Firefighters on Pine Avenue in Orange Park say the mosquitoes are terrible.
"On the calls that are closest to the woods and closer to the water, we're getting so swamped with mosquitoes that we're handing out bug repellant to our people. It's a lot worse than in years past," Clay County Firefighter Russell Benes said.
Between Tropical Storm Beryl and Tropical Storm Debby, Clay County has received about 37 inches of rain.
The concern is that the standing water will lead to mosquitoes, which could lead to an increase in the number of West Nile Virus cases.

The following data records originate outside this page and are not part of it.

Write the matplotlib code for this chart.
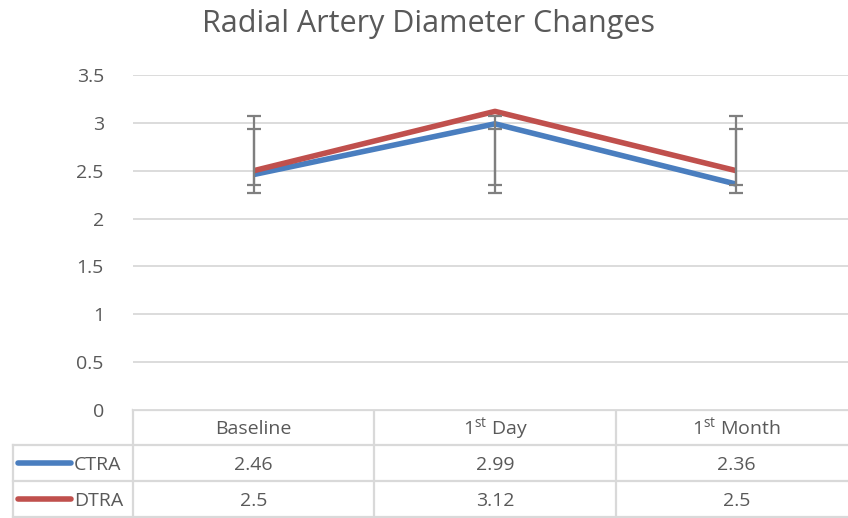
import matplotlib
matplotlib.use("Agg")
import matplotlib.pyplot as plt

plt.rcParams['font.family'] = ['Open Sans', 'DejaVu Sans']
plt.rcParams['mathtext.fontset'] = 'custom'
plt.rcParams['mathtext.rm'] = 'Open Sans'
plt.rcParams['mathtext.default'] = 'rm'

# ---- data ----
categories = [r'Baseline', r'1$^{\mathrm{st}}$ Day', r'1$^{\mathrm{st}}$ Month']
series_names = ['CTRA', 'DTRA']
ctra = [2.46, 2.99, 2.36]
dtra = [2.5, 3.12, 2.5]
# error bar extents (low, high)
ctra_low = [2.35, 2.35, 2.35]
ctra_high = [2.94, 2.94, 2.94]
dtra_low = [2.27, 2.27, 2.27]
dtra_high = [3.07, 3.07, 3.07]
yticks = [0, 0.5, 1, 1.5, 2, 2.5, 3, 3.5]
ytick_labels = ['0', '0.5', '1', '1.5', '2', '2.5', '3', '3.5']
title = 'Radial Artery Diameter Changes'

BLUE = '#4a7ebf'
RED = '#c0504d'
GRAY_TXT = '#595959'
GRID = '#d9d9d9'
ERR = '#7f7f7f'
FS = 14

W, H = 848, 518
fig = plt.figure(figsize=(W / 100, H / 100), dpi=100)
fig.patch.set_facecolor('white')

left_px, right_px, top_px, bot_px = 133, 857, 75, 410
ax = fig.add_axes([left_px / W, (H - bot_px) / H, (right_px - left_px) / W, (bot_px - top_px) / H])
ax.set_xlim(-0.5, len(categories) - 0.5)
ax.set_ylim(0, 3.5)
ax.set_yticks(yticks)
ax.set_yticklabels(ytick_labels, fontsize=FS, color=GRAY_TXT)
ax.tick_params(axis='y', length=0, pad=21)
ax.set_xticks([])
for s in ax.spines.values():
    s.set_visible(False)
ax.yaxis.grid(True, color=GRID, linewidth=1.3)
ax.set_axisbelow(True)

x = list(range(len(categories)))
ax.plot(x, ctra, color=BLUE, linewidth=4.0, solid_capstyle='butt', zorder=3)
ax.plot(x, dtra, color=RED, linewidth=4.0, solid_capstyle='butt', zorder=3)

for lo, hi in [(ctra_low, ctra_high), (dtra_low, dtra_high)]:
    mid = [(a + b) / 2 for a, b in zip(lo, hi)]
    half = [(b - a) / 2 for a, b in zip(lo, hi)]
    ax.errorbar(x, mid, yerr=half, fmt='none', ecolor=ERR, elinewidth=1.6,
                capsize=4.8, capthick=1.6, zorder=4)

fig.text(428 / W, (H - 32) / H, title, fontsize=22, color=GRAY_TXT,
         ha='center', va='baseline')

# ---- data table (drawn in figure pixel coordinates) ----
ov = fig.add_axes([0, 0, 1, 1])
ov.set_xlim(0, W)
ov.set_ylim(H, 0)
ov.axis('off')
ov.set_zorder(-1)

def xpx(v):
    return ax.transData.transform((v, 0))[0]

edges = [xpx(i - 0.5) for i in range(len(categories) + 1)]
centers = [xpx(i) for i in x]
row_y = [410, 445, 481, 517]
leg_left = 13
lc = dict(color=GRID, linewidth=1.6, clip_on=False)

ov.plot([edges[0], edges[-1]], [row_y[0], row_y[0]], **lc)
for yy in row_y[1:]:
    ov.plot([leg_left, edges[-1]], [yy, yy], **lc)
for ex in edges:
    ov.plot([ex, ex], [row_y[0], H], **lc)
ov.plot([leg_left, leg_left], [row_y[1], H], **lc)

hdr_y = (row_y[0] + row_y[1]) / 2
for cx, cat in zip(centers, categories):
    ov.text(cx, hdr_y + 7, cat, ha='center', va='baseline', fontsize=FS, color=GRAY_TXT)

for r, (name, vals, col) in enumerate([(series_names[0], ctra, BLUE), (series_names[1], dtra, RED)]):
    yc = (row_y[r + 1] + row_y[r + 2]) / 2
    ov.plot([18, 71], [yc, yc], color=col, linewidth=4.0, solid_capstyle='round')
    ov.text(74, yc + 7, name, ha='left', va='baseline', fontsize=FS, color=GRAY_TXT)
    for cx, v in zip(centers, vals):
        ov.text(cx, yc + 7, str(v), ha='center', va='baseline', fontsize=FS, color=GRAY_TXT)

fig.savefig('out.png', dpi=100, facecolor='white')
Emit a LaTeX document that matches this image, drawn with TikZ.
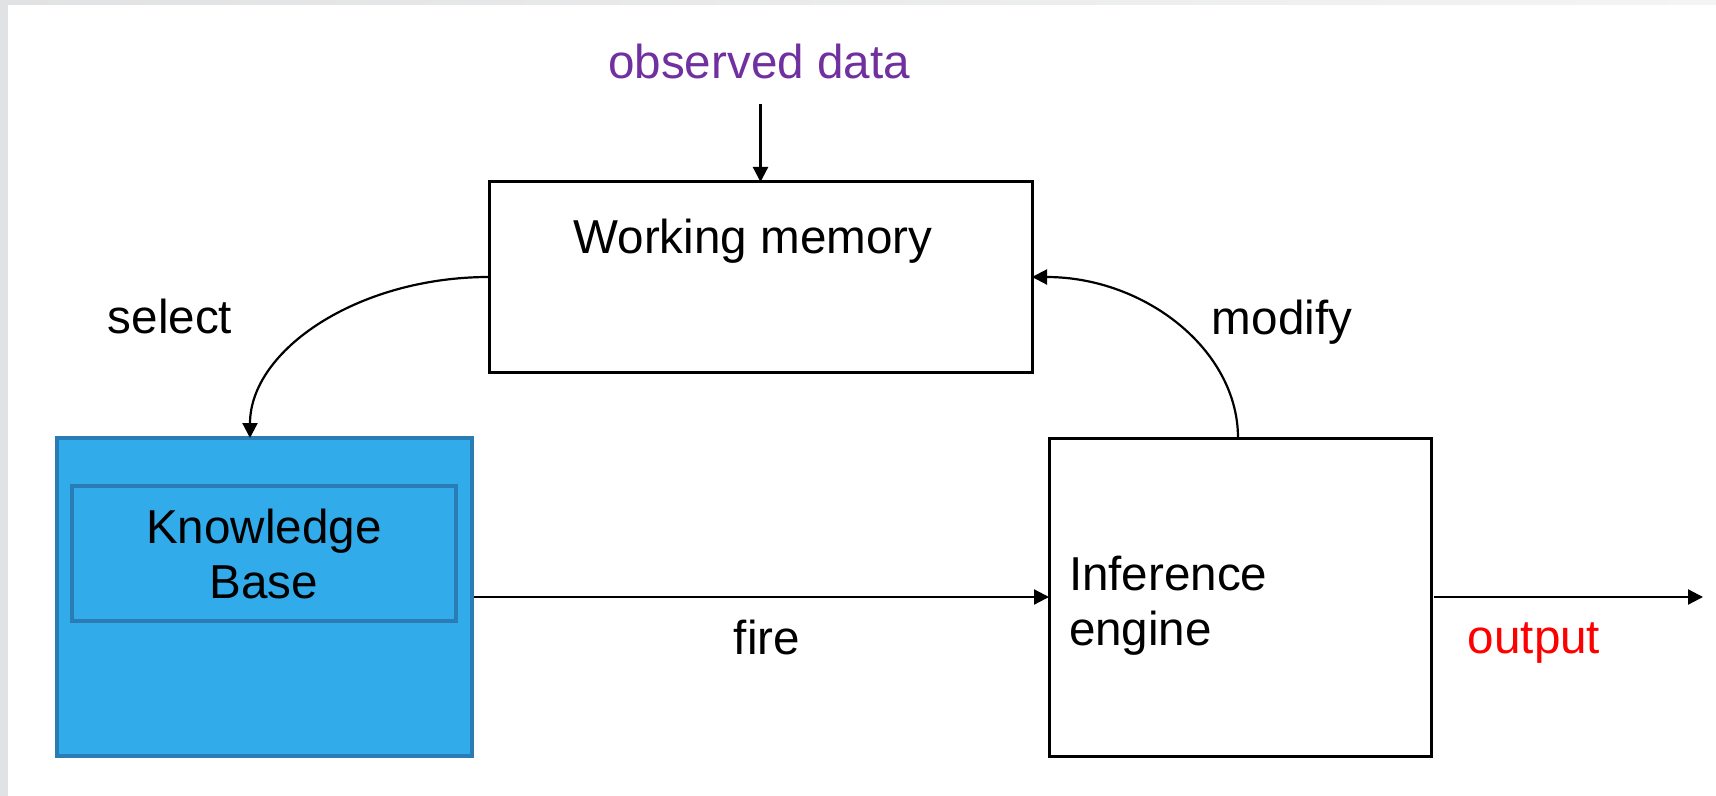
\documentclass[tikz,border=0pt]{standalone}
\usepackage{fontspec}
\setmainfont{Liberation Sans}
\usetikzlibrary{arrows.meta}
\definecolor{kbfill}{HTML}{31ABEA}
\definecolor{kbline}{HTML}{2A7DB4}
\definecolor{obspurple}{HTML}{7030A0}
\definecolor{stripgray}{HTML}{E1E2E3}
\definecolor{stripgraylight}{HTML}{F4F4F4}
\tikzset{
  plainbox/.style={draw=black, line width=1.5pt, fill=white, inner sep=0pt, outer sep=0pt},
  kbbox/.style={draw=kbline, line width=1.6pt, fill=kbfill, inner sep=0pt, outer sep=0pt},
  lbl/.style={inner sep=0pt, outer sep=0pt, font=\fontsize{23.8}{27.5}\selectfont},
  arr/.style={draw=black, line width=1.1pt, -{Triangle[length=7.5pt, width=7.5pt]}},
}
\begin{document}
\begin{tikzpicture}[x=0.5pt, y=-0.5pt]
\useasboundingbox (0,0) rectangle (1716,796);
% background strips
\fill[white] (0,0) rectangle (1716,796);
\shade[left color=stripgray, right color=stripgraylight] (0,0) rectangle (1716,5);
\fill[stripgray] (0,0) rectangle (8,796);

% boxes
\node[plainbox, minimum width=271.5pt, minimum height=95pt] (wm) at (760.5,277) {};
\node[kbbox, minimum width=207.5pt, minimum height=159pt] (kb) at (264.5,597) {};
\node[kbbox, minimum width=192pt, minimum height=67.5pt] (kbinner) at (264,553.5) {};
\node[plainbox, minimum width=191pt, minimum height=159pt] (ie) at (1240,597) {};

% texts
\node[lbl, anchor=base] (wmtext) at (753,254) {Working memory};
\node[lbl, align=center] (kbtext) at (264,554) {Knowledge\\Base};
\node[lbl, align=left, anchor=west] (ietext) at (1069,606) {Inference\\engine};
\node[lbl, anchor=base, text=obspurple] (obs) at (759,79) {observed data};
\node[lbl, anchor=base] (sel) at (170,334) {select};
\node[lbl, anchor=base] (mod) at (1282,335) {modify};
\node[lbl, anchor=base] (fire) at (767,654) {fire};
\node[lbl, anchor=base, text=red] (outp) at (1534,653) {output};

% connector ends
\path (kb.north west) ++(193,0) coordinate (selend);
\coordinate (outend) at (1703,597);

% connectors
\draw[arr] ([yshift=-12.5pt]obs.base -| wm.north) -- (wm.north);
\draw[arr] (wm.west) .. controls +(-131,0) and +(0,-88) .. (selend);
\draw[arr] ([xshift=-1pt]ie.north) .. controls +(0,-88) and +(113,0) .. (wm.east);
\draw[arr] ([xshift=1pt]kb.east) -- (ie.west);
\draw[arr] ([xshift=1.5pt]ie.east) -- (outend);
\end{tikzpicture}
\end{document}
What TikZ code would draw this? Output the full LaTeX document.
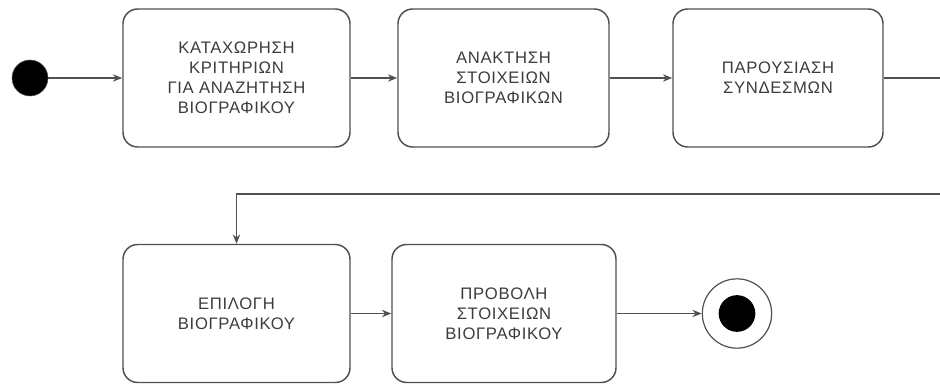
\documentclass[tikz,border=0pt]{standalone}
\usepackage{fontspec}
\setmainfont{Liberation Sans}
\newfontfamily\grfont[LetterSpace=4]{Liberation Sans}
\usetikzlibrary{arrows.meta}
\definecolor{trait}{HTML}{505050}
\definecolor{texte}{HTML}{3C3C3C}
\tikzset{
  etape/.style={draw=trait, line width=1.1pt, rounded corners=11pt,
    minimum height=103.5pt, align=center, text=texte,
    font=\grfont\fontsize{12.5}{15}\selectfont},
  fleche/.style={draw=trait, line width=1pt, -{Stealth[length=7pt,width=5.5pt]}},
}
\begin{document}
\begin{tikzpicture}[x=0.75pt,y=-0.75pt]
\useasboundingbox (0,0) rectangle (940,385);
\clip (0,0) rectangle (940,385);
% debut et fin
\node[circle, fill=black, draw=trait, minimum size=27pt, inner sep=0pt] (debut) at (30,78) {};
\node[circle, draw=trait, line width=0.9pt, minimum size=52pt, inner sep=0pt] (fin) at (737,313.5) {};
\node[circle, fill=black, minimum size=27.5pt, inner sep=0pt] (finpt) at (fin.center) {};
% premiere ligne
\node[etape, minimum width=170.25pt] (kataxorisi) at (236.5,78) {ΚΑΤΑΧΩΡΗΣΗ\\ΚΡΙΤΗΡΙΩΝ\\ΓΙΑ ΑΝΑΖΗΤΗΣΗ\\ΒΙΟΓΡΑΦΙΚΟΥ};
\node[etape, minimum width=158.25pt] (anaktisi) at (503.5,78) {ΑΝΑΚΤΗΣΗ\\ΣΤΟΙΧΕΙΩΝ\\ΒΙΟΓΡΑΦΙΚΩΝ};
\node[etape, minimum width=157.5pt] (parousiasi) at (778,78) {ΠΑΡΟΥΣΙΑΣΗ\\ΣΥΝΔΕΣΜΩΝ};
% deuxieme ligne
\node[etape, minimum width=170.25pt] (epilogi) at (236.5,313.5) {ΕΠΙΛΟΓΗ\\ΒΙΟΓΡΑΦΙΚΟΥ};
\node[etape, minimum width=168pt] (provoli) at (504,313.5) {ΠΡΟΒΟΛΗ\\ΣΤΟΙΧΕΙΩΝ\\ΒΙΟΓΡΑΦΙΚΟΥ};
\coordinate (sortieA) at (960,78);
\coordinate (sortieB) at (960,194);
\draw[fleche] (debut) -- (kataxorisi);
\draw[fleche] (kataxorisi) -- (anaktisi);
\draw[fleche] (anaktisi) -- (parousiasi);
% retour vers la ligne du bas
\draw[fleche] (parousiasi.east) -- (sortieA) -- (sortieB) -| (epilogi.north);
\draw[fleche] (epilogi) -- (provoli);
\draw[fleche] (provoli) -- (fin);
\end{tikzpicture}
\end{document}
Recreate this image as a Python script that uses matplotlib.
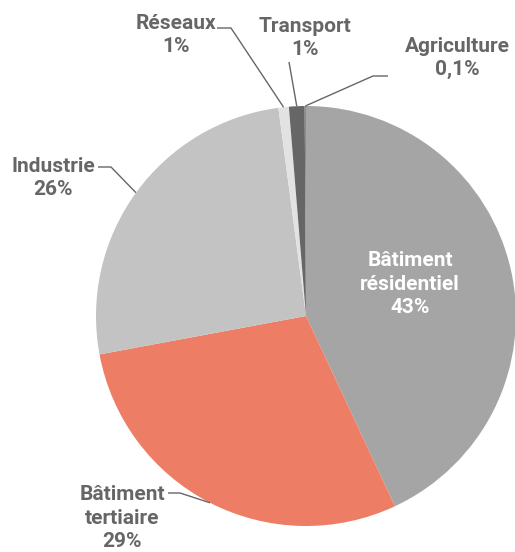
import matplotlib.pyplot as plt
import numpy as np

# Data
labels = ["Bâtiment\nrésidentiel", "Bâtiment\ntertiaire", "Industrie", "Réseaux", "Transport", "Agriculture"]
pct_labels = ["43%", "29%", "26%", "1%", "1%", "0,1%"]
values = [43.0, 29.0, 25.8, 0.8, 1.2, 0.1]
colors = ["#a5a5a5", "#ed7d64", "#c3c3c3", "#e2e2e2", "#666666", "#8c8c8c"]

W, H = 515, 552
fig = plt.figure(figsize=(W / 100, H / 100), dpi=100)
ax = fig.add_axes([0, 0, 1, 1])

cx, cy, r = 306, H - 316, 210
wedges, _ = ax.pie(values, colors=colors, startangle=90, counterclock=False,
                   center=(cx, cy), radius=r, frame=True,
                   wedgeprops=dict(linewidth=0))
ax.set_xlim(0, W)
ax.set_ylim(0, H)
ax.set_aspect("equal")
ax.axis("off")

txt_color = "#666666"
font = dict(family=["Roboto", "DejaVu Sans"], fontweight="bold", fontsize=15)


def anchor(w, rad):
    a = np.deg2rad((w.theta1 + w.theta2) / 2)
    return cx + rad * np.cos(a), cy + rad * np.sin(a)


# inside label for résidentiel
ax.text(410, H - 284, labels[0] + "\n" + pct_labels[0],
        ha="center", va="center", color="white", linespacing=1.3, **font)

# outside labels: text centre and the horizontal piece of the leader line
outside = {
    1: dict(tx=122, ty=H - 518, line=[(168, H - 493), (180, H - 493)]),
    2: dict(tx=53, ty=H - 178, line=[(98, H - 167), (111, H - 167)]),
    3: dict(tx=176, ty=H - 35, line=[(217, H - 28), (231, H - 28)]),
    4: dict(tx=305, ty=H - 38, line=[(289, H - 62), (289, H - 62)]),
    5: dict(tx=457, ty=H - 58, line=[(388, H - 76), (373, H - 76)]),
}

for i, o in outside.items():
    ax.text(o["tx"], o["ty"], labels[i] + "\n" + pct_labels[i],
            ha="center", va="center", color=txt_color, linespacing=1.3, **font)
    ax_, ay_ = anchor(wedges[i], r)
    xs = [o["line"][0][0], o["line"][1][0], ax_]
    ys = [o["line"][0][1], o["line"][1][1], ay_]
    ax.plot(xs, ys, color=txt_color, linewidth=1.0, solid_capstyle="butt")

fig.savefig("out.png", dpi=100)
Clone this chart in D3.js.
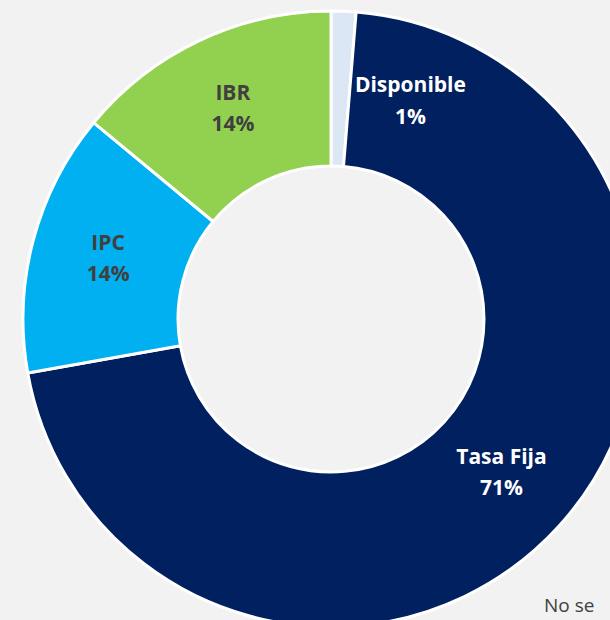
<!DOCTYPE html>
<html>
<head>
<meta charset="utf-8">
<script src="https://cdn.jsdelivr.net/npm/d3@7"></script>
<style>
  body { margin: 0; background: #f2f2f2; }
  svg { display: block; }
</style>
</head>
<body>
<script>
let categories = ["Disponible", "Tasa Fija", "IPC", "IBR"];
let values = [1.3, 70.9, 13.8, 14.0];
let colors = ["#dbe7f5", "#002060", "#00b0f0", "#92d050"];
let labelColors = ["#ffffff", "#ffffff", "#404040", "#404040"];

let width = 610;
let height = 620;
let cx = 331, cy = 319;
let outerR = 308, innerR = 153;

let svg = d3.select("body").append("svg").attr("width", width).attr("height", height);

let pie = d3.pie().sort(null).value((d) => d.value);
let arc = d3.arc().innerRadius(innerR).outerRadius(outerR);
let labelArc = d3.arc().innerRadius((innerR + outerR) / 2).outerRadius((innerR + outerR) / 2);

let data = categories.map((c, i) => ({name: c, value: values[i], color: colors[i], lc: labelColors[i]}));
let total = d3.sum(values);
let fmt = d3.format(".0%");

let g = svg.append("g").attr("transform", `translate(${cx},${cy})`);

g.selectAll("path").data(pie(data)).enter().append("path")
    .attr("d", arc)
    .attr("fill", (d) => d.data.color)
    .attr("stroke", "#ffffff")
    .attr("stroke-width", 3)
    .attr("stroke-linejoin", "round");

// Disponible label sits off to the right of its thin slice
let nudge = {"Disponible": [70, 14]};

let labels = g.selectAll("text.lbl").data(pie(data)).enter().append("text")
    .attr("class", "lbl")
    .attr("transform", (d) => {
        let p = labelArc.centroid(d);
        let o = nudge[d.data.name] || [0, 0];
        return `translate(${p[0] + o[0]},${p[1] + o[1]})`;
    })
    .attr("text-anchor", "middle")
    .attr("font-family", "Open Sans, sans-serif")
    .attr("font-weight", "bold")
    .attr("font-size", 21)
    .attr("fill", (d) => d.data.lc);

labels.append("tspan").attr("x", 0).attr("dy", "-0.5em").text((d) => d.data.name);
labels.append("tspan").attr("x", 0).attr("dy", "1.5em").text((d) => fmt(d.data.value / total));

svg.append("text")
    .attr("x", 544).attr("y", 612)
    .attr("font-family", "Open Sans, sans-serif")
    .attr("font-size", 19)
    .attr("fill", "#404040")
    .text("No se");
</script>
</body>
</html>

"With the amount of rain that we've received, we've got a significant amount of standing water. With the standing water, it causes the mosquito count to increase," said John Ward of Clay County Emergency Management.
Clay County Mosquito Control has been spraying streets and neighborhoods from the ground. Saturday night was the first time the state used planes to cover the area from the sky.
"After Debby, we requested the state come in and do a county-wide area spray. But due to the funding allocations they've had to do this, essentially statewide, we're only limited to a 15,000 acre track. In Northeastern Clay County, which is where our nightly track counts have been the highest, they've been averaging between 2 to 4,000 (acres) a night," Ward said.
Clay County has not had a case of West Nile Virus in several years.
A 62-year-old Jacksonville woman contracted the virus last week. Last year, Duval County had 19 cases of West Nile. Two people died. A man in Glynn County, Ga. also died from the virus in 2011.
It is a situation the county and state are taking very seriously.
"We've got West Nile and a lot of diseases that are transferred through mosquitoes and just the inconvenience of them," Ward said.
Firefighter Benes said the situation is already affecting the way of life at the firehouse.
"It's not enjoyable to stand outside. We usually stand outside and talk around the station at night but we've moved our conversations inside," he said.